Part of me wants to own a place just so that I have an anchor somewhere. A mortgage would give me a much greater incentive to care about working (and #1) and to be vested in the Bay Area. Because while I enjoy living here, this is still not the place that I can readily call home. A part of me still yearns for San Diego. Having a house would also let me more easily get that Welsh Corgi or Scottish Fold.

The thing, though, is that there’s no reason why I can’t wait another year, or a few more years, before purchasing a home. I’m not even sure I’m in the right stage of my life to be owning a place, especially when other parts of my life are not settled down — does it really make sense to own a place if you’re not in a relationship? And if I don’t need to buy a house, I certainly don’t need any additional income from a promotion.

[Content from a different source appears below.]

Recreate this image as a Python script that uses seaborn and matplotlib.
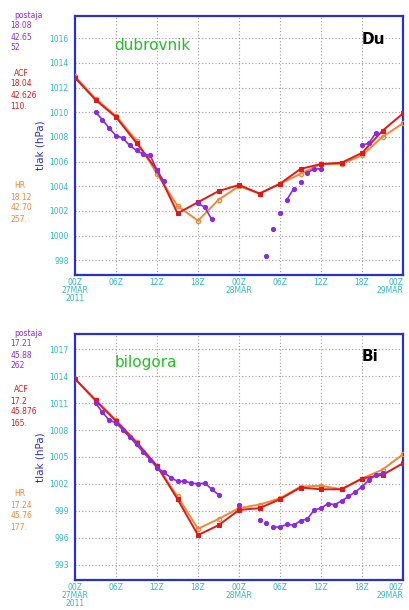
import numpy as np
import pandas as pd
import seaborn as sns
import matplotlib.pyplot as plt

# model runs every 3 hours, observations hourly (nan = break in the line)
model_hours = [0, 3, 6, 9, 12, 15, 18, 21, 24, 27, 30, 33, 36, 39, 42, 45, 48]

du_ala = [1012.8, 1011.0, 1009.6, 1007.5, 1005.3, 1001.8, 1002.7, 1003.6, 1004.1,
          1003.4, 1004.2, 1005.4, 1005.8, 1005.9, 1006.7, 1008.5, 1009.9]
du_hr = [1012.9, 1011.1, 1009.7, 1007.7, 1005.0, 1002.4, 1001.2, 1002.9, 1004.0,
         1003.4, 1004.2, 1005.0, 1005.8, 1005.8, 1006.5, 1008.0, 1009.1]
du_obs_hours = [3, 4, 5, 6, 7, 8, 9, 10, 11, 12, 13, 13.5, 18, 19, 20, 20.5,
                28, 28.5, 29, 29.5, 30, 30.5, 31, 32, 32.5, 33, 33.5, 34, 35, 36, 36.5,
                42, 43, 44]
du_obs = [1010.0, 1009.4, 1008.7, 1008.1, 1007.9, 1007.3, 1006.9, 1006.6, 1006.5, 1005.3, 1004.4, np.nan,
          1002.6, 1002.3, 1001.3, np.nan,
          998.3, np.nan, 1000.5, np.nan, 1001.8, np.nan, 1002.9, 1003.8, np.nan, 1004.3, np.nan,
          1005.1, 1005.4, 1005.4, np.nan,
          1007.3, 1007.5, 1008.3]

bi_ala = [1013.7, 1011.3, 1009.0, 1006.6, 1004.0, 1000.3, 996.3, 997.4, 999.1,
          999.3, 1000.3, 1001.6, 1001.4, 1001.4, 1002.6, 1003.0, 1004.3]
bi_hr = [1013.7, 1011.4, 1009.1, 1006.7, 1004.0, 1000.6, 997.0, 998.1, 999.3,
         999.7, 1000.4, 1001.7, 1001.8, 1001.4, 1002.6, 1003.6, 1005.3]
bi_obs_hours = [3, 4, 5, 6, 7, 8, 9, 10, 11, 12, 13, 14, 15, 16, 17, 18, 19, 20, 21, 22,
                24, 25, 27, 27.5, 28, 28.5,
                29, 30, 31, 32, 33, 34, 35, 36, 37, 38, 39, 40, 41, 42, 43, 44, 45]
bi_obs = [1011.0, 1010.0, 1009.1, 1008.8, 1008.0, 1007.2, 1006.4, 1005.5, 1004.7, 1003.8, 1003.3,
          1002.7, 1002.3, 1002.3, 1002.1, 1002.0, 1002.1, 1001.4, 1000.8, np.nan,
          999.7, np.nan, 998.0, np.nan, 997.6, np.nan,
          997.2, 997.2, 997.5, 997.4, 997.9, 998.1, 999.1, 999.3, 999.8, 999.7, 1000.1,
          1000.6, 1001.1, 1001.7, 1002.4, 1003.0, 1003.2]

xtick_hours = [0, 6, 12, 18, 24, 30, 36, 42, 48]
xtick_labels = ["00Z\n27MAR\n2011", "06Z", "12Z", "18Z", "00Z\n28MAR",
                "06Z", "12Z", "18Z", "00Z\n29MAR"]

du_yticks = [998, 1000, 1002, 1004, 1006, 1008, 1010, 1012, 1014, 1016]
bi_yticks = [993, 996, 999, 1002, 1005, 1008, 1011, 1014, 1017]

du_info = [["postaja", "18.08", "42.65", "52"],
           ["ACF", "18.04", "42.626", "110."],
           ["HR", "18.12", "42.70", "257."]]
bi_info = [["postaja", "17.21", "45.88", "262"],
           ["ACF", "17.2", "45.876", "165."],
           ["HR", "17.24", "45.76", "177."]]

C_OBS = "#8a2be2"
C_ALA = "#e01818"
C_HR = "#f08838"
C_FRAME = "#2a30c8"
C_TICK = "#30b8c0"

sns.set_style("white")
plt.rcParams["font.family"] = ["DejaVu Sans"]

fig = plt.figure(figsize=(4.09, 6.10), dpi=100)


def segments(hours, vals):
    df = pd.DataFrame({"h": hours, "p": vals})
    df["seg"] = df["p"].isna().cumsum()
    return df.dropna()


def panel(rect, obs_h, obs, ala, hr, yticks, ylim, name, short, info, info_y):
    ax = fig.add_axes(rect)
    mod = pd.DataFrame({"h": model_hours, "ala": ala, "hr": hr})
    sns.lineplot(data=mod, x="h", y="hr", ax=ax, color=C_HR, lw=1.4,
                 marker="o", ms=3, mec=C_HR, mfc="none", mew=1.0, zorder=3)
    sns.lineplot(data=mod, x="h", y="ala", ax=ax, color=C_ALA, lw=1.4,
                 marker="s", ms=2.6, mec=C_ALA, mfc=C_ALA, zorder=4)
    od = segments(obs_h, obs)
    sns.lineplot(data=od, x="h", y="p", units="seg", estimator=None, ax=ax,
                 color=C_OBS, lw=1.2, marker="o", ms=3, mec=C_OBS, mfc=C_OBS, zorder=5)

    ax.set_xlim(0, 48)
    ax.set_ylim(*ylim)
    ax.set_xticks(xtick_hours)
    ax.set_xticklabels(xtick_labels, fontsize=5.5, color=C_TICK, linespacing=0.9)
    ax.get_xticklabels()[-1].set_horizontalalignment("right")
    ax.set_yticks(yticks)
    ax.set_yticklabels([str(v) for v in yticks], fontsize=5.5, color=C_TICK)
    ax.tick_params(axis="both", length=3, width=0.8, color=C_FRAME, pad=1.5)
    ax.tick_params(axis="x", length=0, pad=2)
    ax.grid(True, color="#9a9a9a", lw=0.8, ls=(0, (1, 2)))
    for s in ax.spines.values():
        s.set_color(C_FRAME)
        s.set_linewidth(1.6)
    ax.set_xlabel("")
    ax.set_ylabel("tlak (hPa)", fontsize=7.5, color=C_FRAME, labelpad=3)

    ax.text(0.12, 0.885, name, transform=ax.transAxes, fontsize=11,
            color="#22c022", va="center")
    ax.text(0.875, 0.91, short, transform=ax.transAxes, fontsize=11,
            color="black", weight="bold", va="center")

    for lines, col, y0 in zip(info, [C_OBS, C_ALA, C_HR], info_y):
        for k, t in enumerate(lines):
            fig.text(0.025 if k else 0.035, 1 - (y0 + k * 11) / 610, t,
                     fontsize=5.5, color=col, va="center")
    return ax


panel([0.1834, 0.5492, 0.802, 0.4246], du_obs_hours, du_obs, du_ala, du_hr,
      du_yticks, (996.8, 1017.8), "dubrovnik", "Du", du_info, [15, 73, 186])
panel([0.1834, 0.0492, 0.802, 0.4033], bi_obs_hours, bi_obs, bi_ala, bi_hr,
      bi_yticks, (991.3, 1018.7), "bilogora", "Bi", bi_info, [333, 390, 494])

fig.savefig("out.png", dpi=100)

As for ballet (#3), it certainly has its benefits: good physical and mental exercise, a welcome and very different way to spend time outside of work. But it’s also a huge time sink: its very nature requires a huge time commitment to improve, and progress is glacial. (Of any activity, ballet is among the most time intensive to be passably okay at it. You can train for a year and run a marathon. If you do ballet for a year, you’ll still be terrible and look like absolute shit. Although maybe this sentiment is due to the fact that I knew it would be difficult for me even to begin with; the challenge was and is a big draw.) And frankly, the cognitive dissonance of it all has made me want to quit many times over the past few years.

I think my friends are right, though, that I’m not meeting any girls (or at least none within dating range). One of the secret (i.e., secondary) goals of my doing ballet was that I had hoped that I would feel less awkward around girls. I’m not sure that’s worked out at all. And while there’s probably nothing *inherently* wrong with spending practically every non-working, waking hour with teenage girls and married or older women, it’s also not particularly constructive in my search for a girlfriend.

And maybe there’s actually some truth in my friend’s statement that my devastating crush on ___ might be as much due to the fact that she’s conveniently *there*, rather than the fact that she’s, you know, absolutely perfect. (She also implied the same thing when she rejected me. I still don’t agree.)

And as others before me have pointed out, for #5, the other option is to be dead.

And so my friend has brought to focus that I’m currently spending all of my time pursuing #1 (for the sake of #2) and #3 (which admittedly does make me incomparably happy at times), and trying to quell those doubts of #5 and whether I should bother or if I’ll just die alone, that I’ve denied myself the energy and ability to spend on what really matters: #4. Maybe it’s time to re-prioritize my life to focus on what really matters and not these other distractions. That is, to spend time finding someone to love, to be able to share the experience of living with somebody, to finally be able to see the essential.